Stijn Cole/ Des Mondes en partage

 « Mémoire — mes moires… », notait l’écrivain Michel Leiris, dans le livre Langage tangage ou ce que les mots me disent, soulignant combien la mémoire est une faculté instable, aussi changeante que des reflets de lumière sur une mer à l’horizon incertain. Souvenirs d’été est justement le titre qu’a donné Stijn Cole à ses dernières séries de travaux initiés alors qu’il avait choisi, avec sa famille, de quitter le village de Seloignes, près de Chimay, pour revenir à Gand. Dans l’une de celles-ci, des photographies d’arbres isolés, prises au printemps lorsque la flore retrouve vie et couleurs, semblent barrées en leur milieu par un trait vertical. L’artiste a exposé la moitié senestre de l’image au soleil de l’été, tandis que la partie dextre en était protégée. Il en résulte une photographie apparemment constituée de deux pans temporels distincts.
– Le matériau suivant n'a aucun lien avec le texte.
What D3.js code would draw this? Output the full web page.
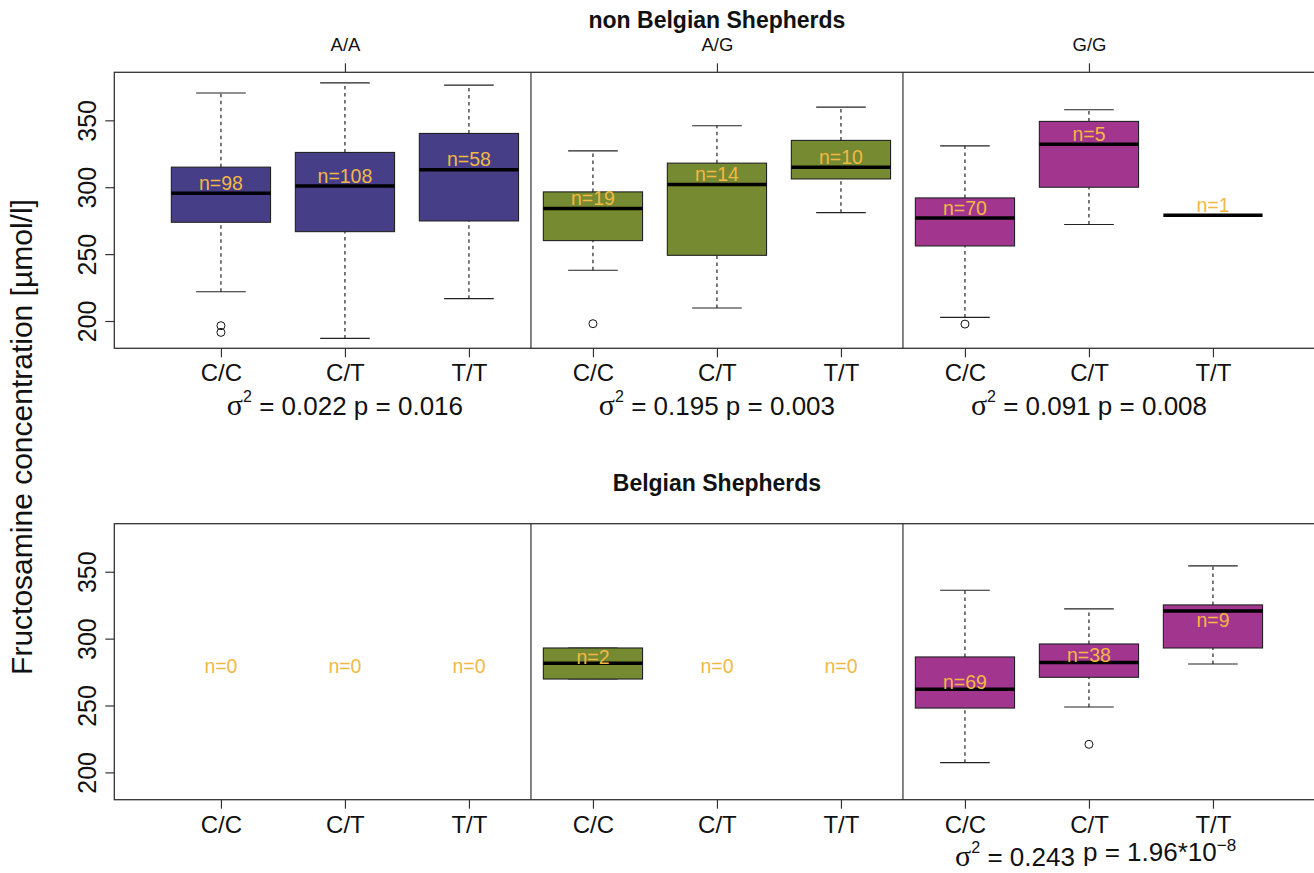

L’un, fixant l’immédiateté de la saisie du motif ; l’autre, altéré par la lumière naturelle, conséquence de l’inexorable écoulement du temps ; l’ensemble formant une sorte de livre ouvert documentant le cycle temporel, tout en convoquant le souvenir de moments fragiles ou tangibles, enfouis dans sa mémoire comme dans la nôtre. 

L’art de Stijn Cole tient en effet dans cette maitrise d’un équilibre constant entre des préoccupations très personnelles et des évocations communes partageables à l’envi. Si ces photos altérées d’arbres évoquent des souvenirs très précis dans son chef, comme les pierres qu’il a collectées dans les forêts lors de son voyage à Compostelle, en compagnie de sa fille, elles sont susceptibles d’aviver des réminiscences d’autres expériences chez qui les regarde. Quoi de plus commun aux êtres humains que l’expérience du temps qui passe — quelles qu’en soient ses modélisations ? Accumuler du temps serait même le propre de l’espèce humaine a affirmé le philosophe et scientifique Alfred Korzybski. Quelle que soit l’appréciation portée sur cette affirmation, l’expérience de la durée et son expression par les moyens de l’histoire de l’art est une préoccupation récurrente des artistes à laquelle Stijn Cole n’échappe pas. 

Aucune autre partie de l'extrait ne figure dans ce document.